Nikola Tesla’nın, insanlığın yararına olduğunu savunduğu en önemli iddiası,önceden deprem yaratarak,kontrollü olarak daha büyük olası depremlerin enerjisini boşaltmaktı. Bu noktada, dünyada olmaması gereken yerlerde meydana gelmiş olan bazı depremlerin bu konuda yapılan çalışmalarla bir ilişkisi olup olmadığı sorusu akla gelmektedir.Bu bağlamda,
- Deprem kuşağında olmayan Almanya, Hollanda, Belçika üçgeninde 13 Nisan’da meydana gelen deprem bir HAARP denemesini akla getirmektedir.
- 2001 Haziran’ında G-8 toplantısı yapılan İtalya’da toplantıyla aynı anda Etna Yanardağı faaliyete geçti.
- Çin’in Tangşan bölgesinde, ABD’nin bağımsızlık ilanından tam 200 yıl sonra aynı ayda, meydana gelen depremde 250.000 kişi öldü.
- 1995’de Tokyo metrosundaki Sarin gazı terörünü yaratan Aum Şinrikyo Tarikatı’nın geleceğe dönük ve kainatın sonunu getirecek felaket silahları üzerinde çalıştığı ve Tesla silahlarıyla da ilgilendikleri iddia edilmektedir. Aum’un lideri Şoko Aşahara’nın, 17 Ocak 1995’de meydana gelen Kobe depremini 9 gün evvel tahmin etmiş olduğu iddia edilmektedir. Yine bu depremde şehrin bir kobay gibi kullanılıp, dünyanın içindeki enerjinin Tesla’nın elektromanyetik dalgalarıyla açığa çıkarıldığı da bu tarikat üyelerince söylenmişti.
- 28 Mayıs 1943’de Batı Avustralya’nın o güne kadar hiç deprem olmayan Leonora-Laverton bölgesinde 3.7 Richter ölçeğinde bir deprem oldu. Önce bunun bir meteorit çarpması sonucu oluştuğu düşünüldüyse de sonra böyle bir bulgu kanıtlanmadı.Görgü tanıkları depremden biraz önce gökte iki saat kadar süren portakal ve gümüş rengi bir aydınlanmanın oluştuğunu söylediler. Sonradan, aniden bir elektrik düğmesine basılmış gibi bu ışık kayboldu. Depremin merkez üssünün hemen yakınında, bir süre evvel, bir kısım Aum tarikatı mensubunun bir çiftlik satın almaları ve bazı nükleer fizikçileri de buraya getirmiş olmaları acaba bir rastlantı mıydı sorusu bugün hala cevaplanabilmiş değil.

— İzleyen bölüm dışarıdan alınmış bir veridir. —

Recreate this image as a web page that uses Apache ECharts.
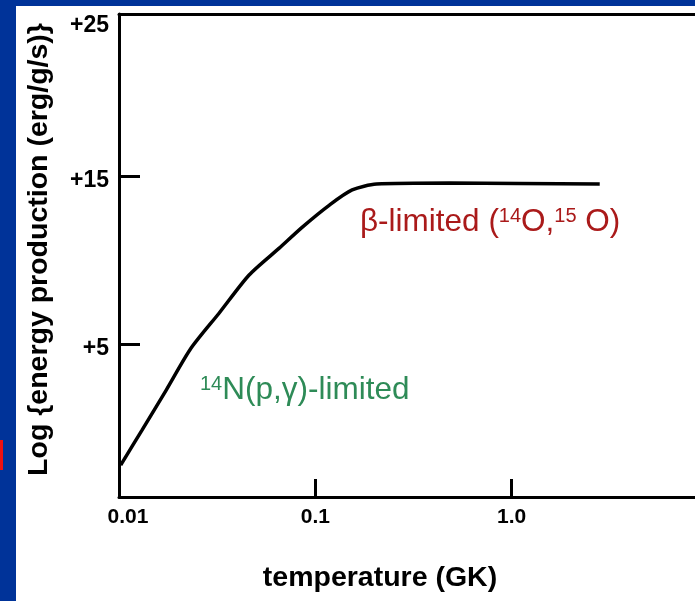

- Yine Batı Avustralya’nın hiç deprem olmayan Güney Doğu Kum Çölü’nde, 1970’de 3 Richter ölçeğinde 173 civarında deprem oldu. Bu depremlerin hepsinin merkez üsleri birbirinden tam olarak 10’ar km uzaklıkta ve her 8 deprem hattı da 50-70 km. uzunluğundaydı. Bu durum 1995’e kadar 246 defa sürdü. Bunların Avustralya’nın denediği Elektromanyetik Dalga silahlarıyla oluştuğu iddia edilmektedir.
Bütün bu ve benzeri depremlerin, Sovyetler Birliği Komunist Partisi Genel Sekreteri Nikita Kruşçev’in bundan 40 yıl önce belirttiği, ‘‘Dünyamızın çok daha korkunç ve tahrip edici nitelikte silahlarla yüz yüze geleceği’’ söylemi ile ilgili midir diye sormadan edemiyoruz.
Yine 1943’de Nikola Tesla’nın ölümünden hemen sonra FBI tarafından el konulan ve ‘‘çok gizli’’ olarak nitelendirilip kilit altına alınan belgeler nedir,bunlardan kim yararlanıyor soruları da akılları meşgul etmeye devam ediyor.